Your task is to output the listing word for word, with pictures excluded.

Dataset items:
****************

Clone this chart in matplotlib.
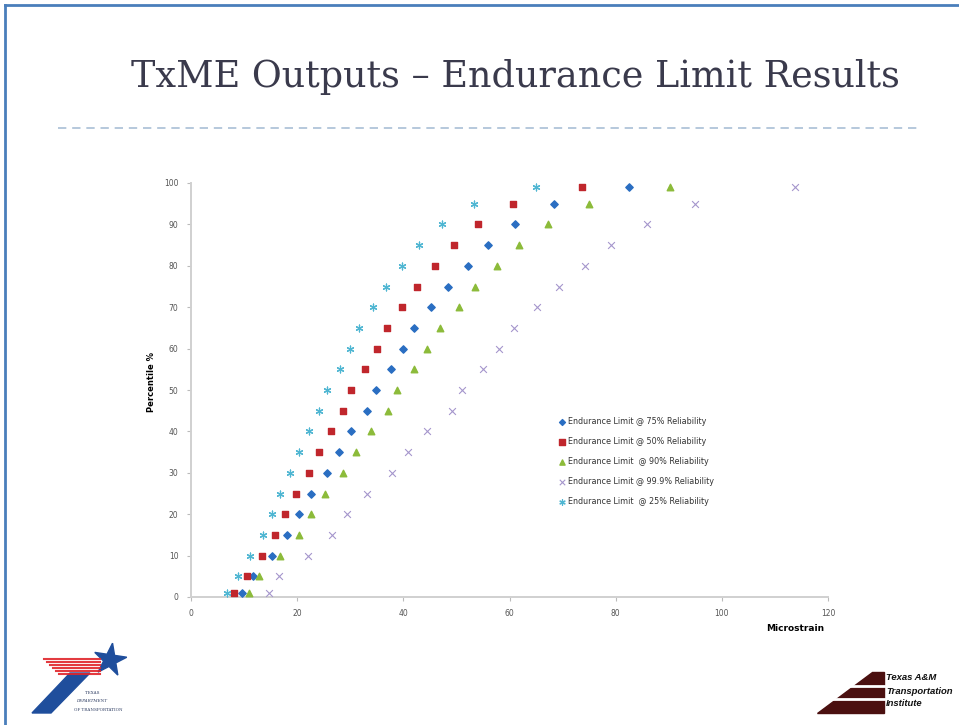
import numpy as np
import matplotlib
matplotlib.use("Agg")
import matplotlib.pyplot as plt
from matplotlib.patches import Polygon

# percentiles
pct = [1, 5, 10, 15, 20, 25, 30, 35, 40, 45, 50, 55, 60, 65, 70, 75, 80, 85, 90, 95, 99]

# microstrain values per reliability level
el_75 = [9.6, 11.7, 15.3, 18.1, 20.3, 22.7, 25.7, 27.9, 30.2, 33.2, 34.8,
         37.7, 40.0, 42.1, 45.3, 48.4, 52.1, 56.0, 61.1, 68.3, 82.5]
el_50 = [8.1, 10.5, 13.3, 15.9, 17.8, 19.8, 22.2, 24.2, 26.3, 28.6, 30.1,
         32.8, 35.0, 36.9, 39.8, 42.5, 46.0, 49.5, 54.1, 60.7, 73.6]
el_90 = [10.9, 12.8, 16.8, 20.3, 22.6, 25.2, 28.6, 31.1, 33.9, 37.1, 38.9,
         42.1, 44.5, 46.9, 50.4, 53.5, 57.7, 61.8, 67.2, 75.0, 90.2]
el_999 = [14.7, 16.6, 22.1, 26.6, 29.3, 33.1, 37.9, 40.8, 44.4, 49.1, 51.0,
          55.1, 58.0, 60.9, 65.2, 69.3, 74.2, 79.1, 85.9, 95.0, 113.7]
el_25 = [6.8, 8.9, 11.2, 13.5, 15.3, 16.8, 18.7, 20.4, 22.2, 24.2, 25.7,
         28.1, 29.9, 31.7, 34.2, 36.8, 39.8, 43.0, 47.2, 53.3, 64.9]

labels = ["Endurance Limit @ 75% Reliability",
          "Endurance Limit @ 50% Reliability",
          "Endurance Limit  @ 90% Reliability",
          "Endurance Limit @ 99.9% Reliability",
          "Endurance Limit  @ 25% Reliability"]

W, H = 959, 725
fig = plt.figure(figsize=(W / 100, H / 100), dpi=100)
fig.patch.set_facecolor("white")

# overlay for slide decorations, pixel coords
deco = fig.add_axes([0, 0, 1, 1])
deco.set_xlim(0, W)
deco.set_ylim(H, 0)
deco.axis("off")

# slide border (blue, top + left)
deco.plot([5, W], [5, 5], color="#4a7ebb", lw=2)
deco.plot([5, 5], [5, H], color="#4a7ebb", lw=2)

# title + dashed rule
deco.text(515, 77, "TxME Outputs \u2013 Endurance Limit Results", family="DejaVu Serif",
          fontsize=26.3, color="#3a3a4c", ha="center", va="center")
deco.plot([58, 922], [128, 128], color="#a9bfd6", lw=1.2, dashes=(5, 3.5))

# TxDOT logo (rough)
for i, y in enumerate(np.arange(659, 675, 3)):
    deco.plot([44 + i * 3, 100], [y, y], color="#e0252b", lw=1.5, alpha=0.9)
deco.add_patch(Polygon([(32, 713), (51, 713), (90, 673), (70, 673)], closed=True,
                       color="#1f4e9c"))
star_pts = []
for k in range(10):
    r = 17 if k % 2 == 0 else 6.5
    a = np.pi / 2 - 0.15 + k * np.pi / 5
    star_pts.append((110 + r * np.cos(a), 660 - r * np.sin(a)))
deco.add_patch(Polygon(star_pts, closed=True, color="#1f4e9c"))
deco.text(92, 693, "TEXAS", family="DejaVu Serif", fontsize=3, color="#2b3a60",
          ha="center", va="center")
deco.text(92, 701, "DEPARTMENT", family="DejaVu Serif", fontsize=3, color="#2b3a60",
          ha="center", va="center", style="italic")
deco.text(98, 710, "OF TRANSPORTATION", family="DejaVu Serif", fontsize=3, color="#2b3a60",
          ha="center", va="center")

# TTI logo (rough)
deco.add_patch(Polygon([(817, 713), (884, 713), (884, 672), (872, 672)], closed=True,
                       color="#4b1010"))
deco.plot([846, 884], [686, 686], color="white", lw=2)
deco.plot([832, 884], [699, 699], color="white", lw=2)
for y, s in [(678, "Texas A&M"), (691, "Transportation"), (704, "Institute")]:
    deco.text(886, y, s, family="Liberation Sans", fontsize=6.8, weight="bold",
              style="italic", color="#111111", ha="left", va="center")

# chart axes
ax = fig.add_axes([191 / W, 1 - 597 / H, (828 - 191) / W, (597 - 183) / H])
ax.set_xlim(0, 120)
ax.set_ylim(0, 100)
ax.set_facecolor("none")

series = [
    (el_75, dict(marker="D", s=14, color="#2a6ec2")),
    (el_50, dict(marker="s", s=24, color="#c0262c")),
    (el_90, dict(marker="^", s=22, color="#8cbb3a")),
    (el_999, dict(marker="x", s=24, color="#a596cc", linewidths=0.8)),
    (el_25, dict(marker=(6, 2, 0), s=24, color="#4fb6d2", linewidths=0.9)),
]
handles = []
for (vals, kw), lab in zip(series, labels):
    h = ax.scatter(vals, pct, label=lab, clip_on=False, zorder=3, **kw)
    handles.append(h)

ax.set_xticks(np.arange(0, 121, 20))
ax.set_yticks(np.arange(0, 101, 10))
for sp in ["top", "right"]:
    ax.spines[sp].set_visible(False)
for sp in ["left", "bottom"]:
    ax.spines[sp].set_color("#d0d0d0")
    ax.spines[sp].set_linewidth(1.4)
ax.tick_params(axis="both", labelsize=5.5, labelcolor="#555555", color="#bbbbbb",
               length=3, width=0.8, pad=6)

ax.set_ylabel("Percentile %", fontsize=6, weight="bold")
ax.yaxis.set_label_coords(-0.055, 0.52)
ax.set_xlabel("Microstrain", fontsize=6.5, weight="bold")
ax.xaxis.set_label_coords(0.948, -0.065)

leg = ax.legend(handles=handles, loc="upper left",
                bbox_to_anchor=((556 - 191) / 637, (597 - 414) / 414),
                frameon=False, fontsize=5.8, handlelength=0.6, handletextpad=0.5,
                labelspacing=1.35, borderaxespad=0, markerscale=0.8)
for t in leg.get_texts():
    t.set_color("#333333")

fig.savefig("out.png", dpi=100)
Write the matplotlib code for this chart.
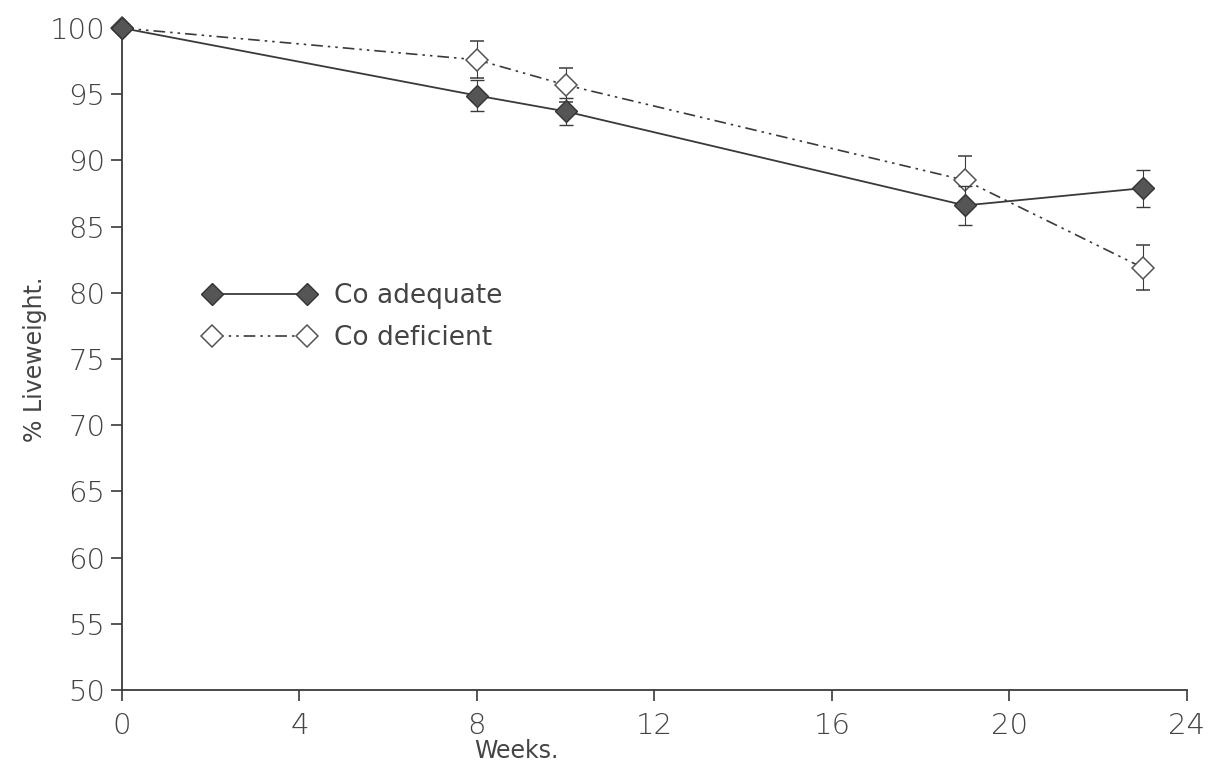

****************

__CORRECT OUTPUT__.
Clone this chart in matplotlib.
import numpy as np
import matplotlib
matplotlib.use("Agg")
import matplotlib.pyplot as plt
from matplotlib.patches import Polygon

# percentiles
pct = [1, 5, 10, 15, 20, 25, 30, 35, 40, 45, 50, 55, 60, 65, 70, 75, 80, 85, 90, 95, 99]

# microstrain values per reliability level
el_75 = [9.6, 11.7, 15.3, 18.1, 20.3, 22.7, 25.7, 27.9, 30.2, 33.2, 34.8,
         37.7, 40.0, 42.1, 45.3, 48.4, 52.1, 56.0, 61.1, 68.3, 82.5]
el_50 = [8.1, 10.5, 13.3, 15.9, 17.8, 19.8, 22.2, 24.2, 26.3, 28.6, 30.1,
         32.8, 35.0, 36.9, 39.8, 42.5, 46.0, 49.5, 54.1, 60.7, 73.6]
el_90 = [10.9, 12.8, 16.8, 20.3, 22.6, 25.2, 28.6, 31.1, 33.9, 37.1, 38.9,
         42.1, 44.5, 46.9, 50.4, 53.5, 57.7, 61.8, 67.2, 75.0, 90.2]
el_999 = [14.7, 16.6, 22.1, 26.6, 29.3, 33.1, 37.9, 40.8, 44.4, 49.1, 51.0,
          55.1, 58.0, 60.9, 65.2, 69.3, 74.2, 79.1, 85.9, 95.0, 113.7]
el_25 = [6.8, 8.9, 11.2, 13.5, 15.3, 16.8, 18.7, 20.4, 22.2, 24.2, 25.7,
         28.1, 29.9, 31.7, 34.2, 36.8, 39.8, 43.0, 47.2, 53.3, 64.9]

labels = ["Endurance Limit @ 75% Reliability",
          "Endurance Limit @ 50% Reliability",
          "Endurance Limit  @ 90% Reliability",
          "Endurance Limit @ 99.9% Reliability",
          "Endurance Limit  @ 25% Reliability"]

W, H = 959, 725
fig = plt.figure(figsize=(W / 100, H / 100), dpi=100)
fig.patch.set_facecolor("white")

# overlay for slide decorations, pixel coords
deco = fig.add_axes([0, 0, 1, 1])
deco.set_xlim(0, W)
deco.set_ylim(H, 0)
deco.axis("off")

# slide border (blue, top + left)
deco.plot([5, W], [5, 5], color="#4a7ebb", lw=2)
deco.plot([5, 5], [5, H], color="#4a7ebb", lw=2)

# title + dashed rule
deco.text(515, 77, "TxME Outputs \u2013 Endurance Limit Results", family="DejaVu Serif",
          fontsize=26.3, color="#3a3a4c", ha="center", va="center")
deco.plot([58, 922], [128, 128], color="#a9bfd6", lw=1.2, dashes=(5, 3.5))

# TxDOT logo (rough)
for i, y in enumerate(np.arange(659, 675, 3)):
    deco.plot([44 + i * 3, 100], [y, y], color="#e0252b", lw=1.5, alpha=0.9)
deco.add_patch(Polygon([(32, 713), (51, 713), (90, 673), (70, 673)], closed=True,
                       color="#1f4e9c"))
star_pts = []
for k in range(10):
    r = 17 if k % 2 == 0 else 6.5
    a = np.pi / 2 - 0.15 + k * np.pi / 5
    star_pts.append((110 + r * np.cos(a), 660 - r * np.sin(a)))
deco.add_patch(Polygon(star_pts, closed=True, color="#1f4e9c"))
deco.text(92, 693, "TEXAS", family="DejaVu Serif", fontsize=3, color="#2b3a60",
          ha="center", va="center")
deco.text(92, 701, "DEPARTMENT", family="DejaVu Serif", fontsize=3, color="#2b3a60",
          ha="center", va="center", style="italic")
deco.text(98, 710, "OF TRANSPORTATION", family="DejaVu Serif", fontsize=3, color="#2b3a60",
          ha="center", va="center")

# TTI logo (rough)
deco.add_patch(Polygon([(817, 713), (884, 713), (884, 672), (872, 672)], closed=True,
                       color="#4b1010"))
deco.plot([846, 884], [686, 686], color="white", lw=2)
deco.plot([832, 884], [699, 699], color="white", lw=2)
for y, s in [(678, "Texas A&M"), (691, "Transportation"), (704, "Institute")]:
    deco.text(886, y, s, family="Liberation Sans", fontsize=6.8, weight="bold",
              style="italic", color="#111111", ha="left", va="center")

# chart axes
ax = fig.add_axes([191 / W, 1 - 597 / H, (828 - 191) / W, (597 - 183) / H])
ax.set_xlim(0, 120)
ax.set_ylim(0, 100)
ax.set_facecolor("none")

series = [
    (el_75, dict(marker="D", s=14, color="#2a6ec2")),
    (el_50, dict(marker="s", s=24, color="#c0262c")),
    (el_90, dict(marker="^", s=22, color="#8cbb3a")),
    (el_999, dict(marker="x", s=24, color="#a596cc", linewidths=0.8)),
    (el_25, dict(marker=(6, 2, 0), s=24, color="#4fb6d2", linewidths=0.9)),
]
handles = []
for (vals, kw), lab in zip(series, labels):
    h = ax.scatter(vals, pct, label=lab, clip_on=False, zorder=3, **kw)
    handles.append(h)

ax.set_xticks(np.arange(0, 121, 20))
ax.set_yticks(np.arange(0, 101, 10))
for sp in ["top", "right"]:
    ax.spines[sp].set_visible(False)
for sp in ["left", "bottom"]:
    ax.spines[sp].set_color("#d0d0d0")
    ax.spines[sp].set_linewidth(1.4)
ax.tick_params(axis="both", labelsize=5.5, labelcolor="#555555", color="#bbbbbb",
               length=3, width=0.8, pad=6)

ax.set_ylabel("Percentile %", fontsize=6, weight="bold")
ax.yaxis.set_label_coords(-0.055, 0.52)
ax.set_xlabel("Microstrain", fontsize=6.5, weight="bold")
ax.xaxis.set_label_coords(0.948, -0.065)

leg = ax.legend(handles=handles, loc="upper left",
                bbox_to_anchor=((556 - 191) / 637, (597 - 414) / 414),
                frameon=False, fontsize=5.8, handlelength=0.6, handletextpad=0.5,
                labelspacing=1.35, borderaxespad=0, markerscale=0.8)
for t in leg.get_texts():
    t.set_color("#333333")

fig.savefig("out.png", dpi=100)
Write the matplotlib code for this chart.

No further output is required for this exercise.